Anno nuovo Province nuove?

Anno nuovo Province nuove?

di Massimo Greco


Ci siamo già occupati in passato della riforma degli enti intermedi e lo stiamo facendo anche adesso che il tema è ritornato alla ribalta sia a livello statale che regionale. L’ASAEL ha già messo a lavoro i suoi esperti in materia per formulare una proposta al nuovo Governo regionale ed alla competente Commissione legislativa dell’ARS. E’ evidente che alla tentata riforma degli enti intermedi debba necessariamente seguire una seria e duratura contro-riforma. E di questo sembra essersi convinta anche la Corte Costituzionale che recentemente ha dovuto superare il proprio orientamento espresso in un momento in cui sembrava che le Province dovessero essere chiuse. Ma ad essere più convinti di questa esigenza sono i Comuni ed i territori che, in questi anni, sono stati costretti ad indossare vestiti istituzionali non adeguati alle proprie esigenze. La perversione delle politiche istituzionali degli ultimi lustri ha imposto una configurazione coercitiva dei territori che tanto somiglia al “letto di Procuste”. Il mito parla dei due letti che il brigante e sadico protagonista possedeva, uno molto grande, l’altro molto piccolo. Procuste, una volta catturata la sua vittima, l’adagiava su uno dei due letti. Se la persona era di statura alta lo disponeva sul letto piccolo e lo rendeva delle dimensioni adatte tagliando testa o gambe. Viceversa, se la sfortunata preda, era di bassa statura lo legava al letto più grande smembrandolo nel tentativo di allungarlo. Nei giorni scorsi abbiamo sentito le relazioni di illustri giuristi del mondo accademico, e ne abbiamo fatto tesoro, ma è nostra volontà suggerire analoghe iniziative con esperti del territorio, di sviluppo locale ed economisti, convinti come siamo che le politiche pubbliche devono essere la risposta ad una precisa domanda che proviene dalla comunità e non il contrario.
E’ infatti difficile optare per un modello istituzionale a fini generali, qual’è l’ente territoriale di governo previsto nella Costituzione, piuttosto che per un modello istituzionale associativo e funzionale, qual’è il libero Consorzio comunale previsto nello Statuto siciliano, senza sapere a cosa e a chi servirà.

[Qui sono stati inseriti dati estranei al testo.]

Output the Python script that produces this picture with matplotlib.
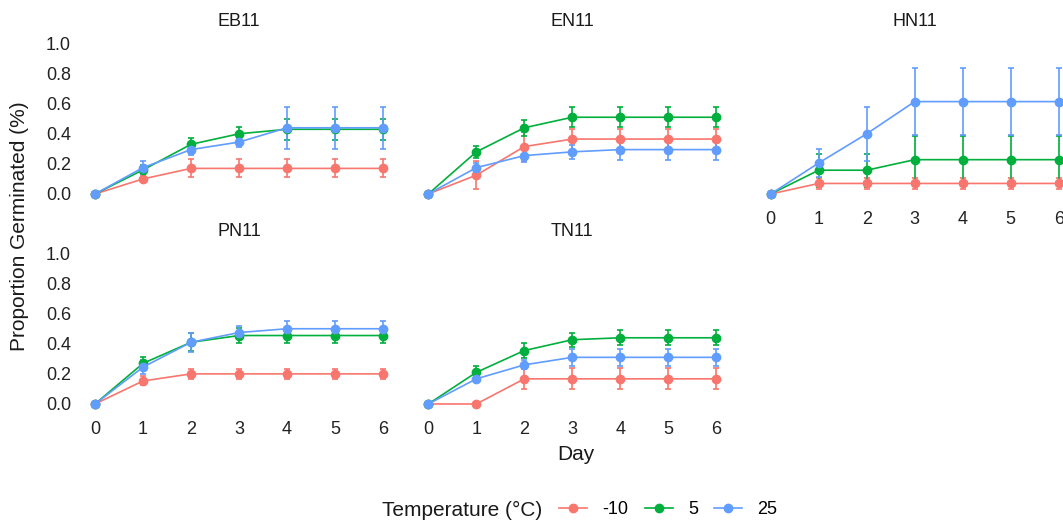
import matplotlib.pyplot as plt
from matplotlib.lines import Line2D

plt.rcParams['font.family'] = ['Liberation Sans', 'DejaVu Sans']

days = [0, 1, 2, 3, 4, 5, 6]
temps = ['-10', '5', '25']
colors = ['#F8766D', '#00AF3C', '#619CFF']
panels = ['EB11', 'EN11', 'HN11', 'PN11', 'TN11']

# mean proportion germinated per panel, per temperature (-10, 5, 25)
EB11_mean = [[0, 0.10, 0.17, 0.17, 0.17, 0.17, 0.17],
             [0, 0.16, 0.33, 0.40, 0.43, 0.43, 0.43],
             [0, 0.175, 0.295, 0.345, 0.44, 0.44, 0.44]]
EB11_se = [[0, 0.02, 0.06, 0.06, 0.06, 0.06, 0.06],
           [0, 0.03, 0.04, 0.045, 0.07, 0.07, 0.07],
           [0, 0.045, 0.035, 0.03, 0.14, 0.14, 0.14]]

EN11_mean = [[0, 0.125, 0.315, 0.365, 0.365, 0.365, 0.365],
             [0, 0.28, 0.44, 0.51, 0.51, 0.51, 0.51],
             [0, 0.175, 0.255, 0.28, 0.295, 0.295, 0.295]]
EN11_se = [[0, 0.095, 0.095, 0.07, 0.07, 0.07, 0.07],
           [0, 0.04, 0.055, 0.065, 0.065, 0.065, 0.065],
           [0, 0.03, 0.04, 0.045, 0.07, 0.07, 0.07]]

HN11_mean = [[0, 0.07, 0.07, 0.07, 0.07, 0.07, 0.07],
             [0, 0.158, 0.158, 0.228, 0.228, 0.228, 0.228],
             [0, 0.206, 0.40, 0.614, 0.614, 0.614, 0.614]]
HN11_se = [[0, 0.035, 0.035, 0.035, 0.035, 0.035, 0.035],
           [0, 0.11, 0.11, 0.16, 0.16, 0.16, 0.16],
           [0, 0.09, 0.18, 0.225, 0.225, 0.225, 0.225]]

PN11_mean = [[0, 0.153, 0.20, 0.20, 0.20, 0.20, 0.20],
             [0, 0.27, 0.41, 0.455, 0.455, 0.455, 0.455],
             [0, 0.245, 0.41, 0.475, 0.50, 0.50, 0.50]]
PN11_se = [[0, 0.03, 0.035, 0.035, 0.035, 0.035, 0.035],
           [0, 0.04, 0.06, 0.05, 0.05, 0.05, 0.05],
           [0, 0.045, 0.065, 0.04, 0.05, 0.05, 0.05]]

TN11_mean = [[0, 0.0, 0.167, 0.167, 0.167, 0.167, 0.167],
             [0, 0.21, 0.355, 0.427, 0.44, 0.44, 0.44],
             [0, 0.167, 0.26, 0.31, 0.31, 0.31, 0.31]]
TN11_se = [[0, 0, 0.07, 0.07, 0.07, 0.07, 0.07],
           [0, 0.04, 0.05, 0.045, 0.05, 0.05, 0.05],
           [0, 0.02, 0.03, 0.055, 0.055, 0.055, 0.055]]

means = [EB11_mean, EN11_mean, HN11_mean, PN11_mean, TN11_mean]
ses = [EB11_se, EN11_se, HN11_se, PN11_se, TN11_se]

W, H = 1063, 523
fig = plt.figure(figsize=(W / 100, H / 100), dpi=100)

# panel boxes in pixels: left, bottom (from top), width, height
lefts = [80.6, 413.9, 756.3, 80.6, 413.9]
bottoms = [201.5, 201.5, 201.5, 411.5, 411.5]
pw, ph = 316.8, 165.5

for i, name in enumerate(panels):
    ax = fig.add_axes([lefts[i] / W, (H - bottoms[i]) / H, pw / W, ph / H])
    for j in range(3):
        ax.errorbar(days, means[i][j], yerr=ses[i][j], color=colors[j],
                    marker='o', markersize=6, linewidth=1.2,
                    elinewidth=1.2, capsize=2.5, capthick=1.2)
    ax.set_xlim(-0.3, 6.3)
    ax.set_ylim(-0.05, 1.05)
    ax.set_xticks(days)
    ax.set_yticks([0, 0.2, 0.4, 0.6, 0.8, 1.0])
    ax.set_yticklabels(['0.0', '0.2', '0.4', '0.6', '0.8', '1.0'])
    for s in ax.spines.values():
        s.set_visible(False)
    ax.tick_params(length=0, labelsize=13, labelcolor='#222222', pad=7)
    if i in (1, 2, 4):
        ax.tick_params(labelleft=False)
    if i in (0, 1):
        ax.tick_params(labelbottom=False)
    ax.set_title(name, fontsize=13, color='#1a1a1a', pad=7)

fig.text(20 / W, 1 - 226 / H, 'Proportion Germinated (%)', rotation=90,
         ha='center', va='center', fontsize=15, color='#1a1a1a')
fig.text(576 / W, 1 - 455 / H, 'Day', ha='center', va='center',
         fontsize=15, color='#1a1a1a')

fig.text(462 / W, 1 - 510 / H, 'Temperature (°C)', ha='center', va='center',
         fontsize=15, color='#1a1a1a')
handles = [Line2D([0], [0], color=c, marker='o', markersize=6, linewidth=1.2)
           for c in colors]
fig.legend(handles, temps, loc='center left', bbox_to_anchor=(559 / W, 1 - 510 / H),
           ncol=3, frameon=False, fontsize=13, handlelength=1.55,
           columnspacing=0.9, handletextpad=0.85, borderpad=0, borderaxespad=0)

fig.savefig('out.png', dpi=100, facecolor='white')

E’ difficile ipotizzare un modello istituzionale senza avere contezza del tipo di funzioni amministrative che lo stesso dovrà esercitare (proprie, fondamentali ecc…) e dei servizi d’interesse sovra comunale e di area vasta che lo stesso dovrà assicurare.
E, ancora, senza tenere conto che ad ogni trasferimento di funzioni dovrà comunque corrispondere un adeguato trasferimento di risorse economico-finanziarie per farvi fronte. Così come è difficile stabilire pregiudizialmente se tale ente sarà rappresentativo della comunità o rappresentativo dei Comuni e, di conseguenza, se gli organi di governo dovranno essere direttamente eletti dai cittadini ovvero costituiti dai Comuni consorziati. A noi sembra evidente che un ente chiamato all’esercizio di importanti funzioni amministrative e ad assicurare essenziali servizi alla propria comunità debba ricevere una legittimazione diretta, viceversa un ente chiamato ad esercitare funzioni soft, quali soli quelle di coordinamento e programmazione o di pura assistenza ai Comuni, possa ricevere una legittimazione indiretta.




Rispetto a questi elementi, la questione delle “aree interne”, le cui dinamiche territoriali assumono inevitabilmente caratteristiche sovra comunali, non può che offrire ulteriori spunti di riflessione al dibattito in corso, tenuto conto altresì dell’esigenza di molti territori della Sicilia – oggi coercitivamente inclusi in contenitori “metropolitani” – di dialogare spontaneamente con altre Città e con altri territori più affini per fattori sociali, culturali, economici ed identitari.